Power, its availability and shortage, has played a major role in the politics of Maharashtra, as it has affected not only industrial growth and the generation of new jobs, but also devastated agriculture, as the pumping of water for irrigation is a major concern for farmers.
It was the late Shiv Sena chief, Balasaheb Thackeray, who had promised free power supply to these irrigation pumps, but this initiative was snatched away by the then Congress chief minister, Sushilkumar Shinde, who then went on to win the assembly elections on the basis of this promise. It is a different story that the promise could not be kept, as the state was plunged into power shortage and burdened with heavy debt, to the tune of more than Rs one lakh crore.
Chief Minister Devendra Fadnavis has come out with a new package for farmers affected badly by unseasonal rains and power shortage. Knowing that it will be a while before the demand for power can be fulfilled, he has included solar power pumps for farmers. But experts are skeptical about the success of these solar pumps, since similar projects across Asia have not yielded any positive results.
These solar pumps, unlike traditional power-driven pumps, require technical expertise and regular maintenance. Similar solar power units were provided by the social justice department to hostels housing students from weaker sections of society, but these too are lying idle for lack of training in usage and technical support.

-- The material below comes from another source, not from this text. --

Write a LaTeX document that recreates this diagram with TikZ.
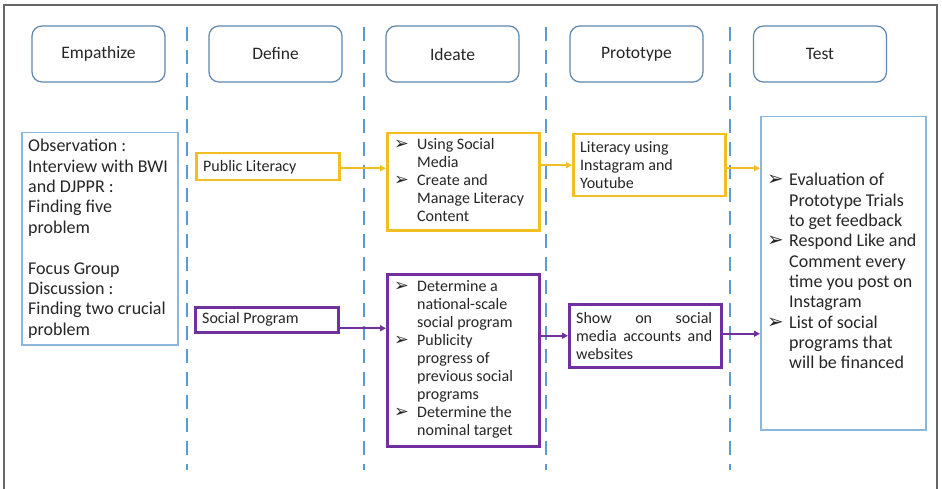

While there is no easy solution to improve the power supply position in the state, traditional coal or water-based power production units in the state could serve the purpose if they are strengthened and the available units expanded, as well as new projects planned to meet future demand and growth.
The first mega project, launched during Sharad Pawar’s tenure as chief minister, Enron, invited lot of criticism, with the Shiv Sena-BJP opposing it and wanting to drown it in the Arabian Sea, but when they were elected to power, went on to revise the project and give it clearance. Despite all these controversies and policy changes, the project did not add much to the overall power production in the state. Rather, the state leadership ignored and failed to follow up power projects offered by national entities like the NTPC.
Power production programmes drawn up during the 15-year Congress-NCP rule added a few megawatts, but failed to make the state surplus in power, even as smaller, new states like Chhattisgarh were producing more power and selling it to neighbouring states. The then power minister, Dilip Valse Patil, had drawn up a plan for private participation in this core sector by inviting private companies and signed many MOUs with them, but much of it remained on paper.
During the last decade, power and irrigation sectors have been dragged into controversies of corruption and have been targeted by the Shiv Sena–BJP to corner the Congress-NCP leaders. Now that the BJP-Sena have formed the state government and the Congress and NCP are in opposition, the ruling front has to now seriously take a second look at the sector and take corrective measures to improve the state’s power supply situation.
Vidarbha, from where CM Fadnavis hails, is very important from the point of power production. Most of the major power units are in the region and a few more, in the public and private sectors are coming up in the region.
Fadnavis must also handle the controversial nuclear power project at Jaitapur in coastal Konkan, as the Sena has been opposing it because it would affect agriculture in the region. Not just Jaitapur, but as one takes a closer look at impending nuclear power projects, a few more are planned in Konkan as it has a longer coastline and these projects are always located close to the seashore, as they need sufficient water for cooling purposes.
Further, he will have to use his political clout to ensure that the state gets its allocation of coal on a priority basis to ensure the smooth operation of many power projects. MahaGenco has power plants worth Rs 20,000 crore in the pipeline whose fate depends on the availability of coal – there are upcoming projects at Chandrapur, Koradi, and Parali-Vaijnath. These projects will require fresh allocation of coal from new, as well as existing mines in view of the Supreme Court’s decision on controversial coal mine allocations.
BHEL comes under heavy industry, managed by the Shiv Sena minister, Anant Gite, since the company provides most of the crucial components for power sector. Many corporate players are importing machinery for power plants from China, affecting the competitiveness of BHEL, which is also suffering from bureaucratic functioning. This is actually defeating PM Narendra Modi’s idea of ‘Make in India.’ Some private sector companies, including Adani, are importing machinery for their power projects being set up in Maharashtra, ignoring the public sector BHEL.
The lack of fuel linkage and coal supply have become major issues and the state government must step in to remedy this. Union Power Minister Piyush Goyal, who also hails from Maharashtra, will have to take a sympathetic view of the state’s supply situation, which is basically power shortage. Apart from coal supply, the state must get assurance that the coal mines closer to its power plants get priority, since it is economical to have the supply source close to the power unit. Without assurance on coal, some corporate power sector companies will not go ahead with their projects in the state and this will affect future development of this sector. A joint venture of Maharashtra and Gujarat states has been set up to explore coal blocks situated in Odisha, but there has been no action on this front so far. The state should not give up its claim to these rich coal blocks.
Hopefully, the state appears to have woken up to the grim situation on the power front and is taking a few hesitant steps to ensure that even if it is not in a power surplus position, it can reduce the gap between demand and supply of power.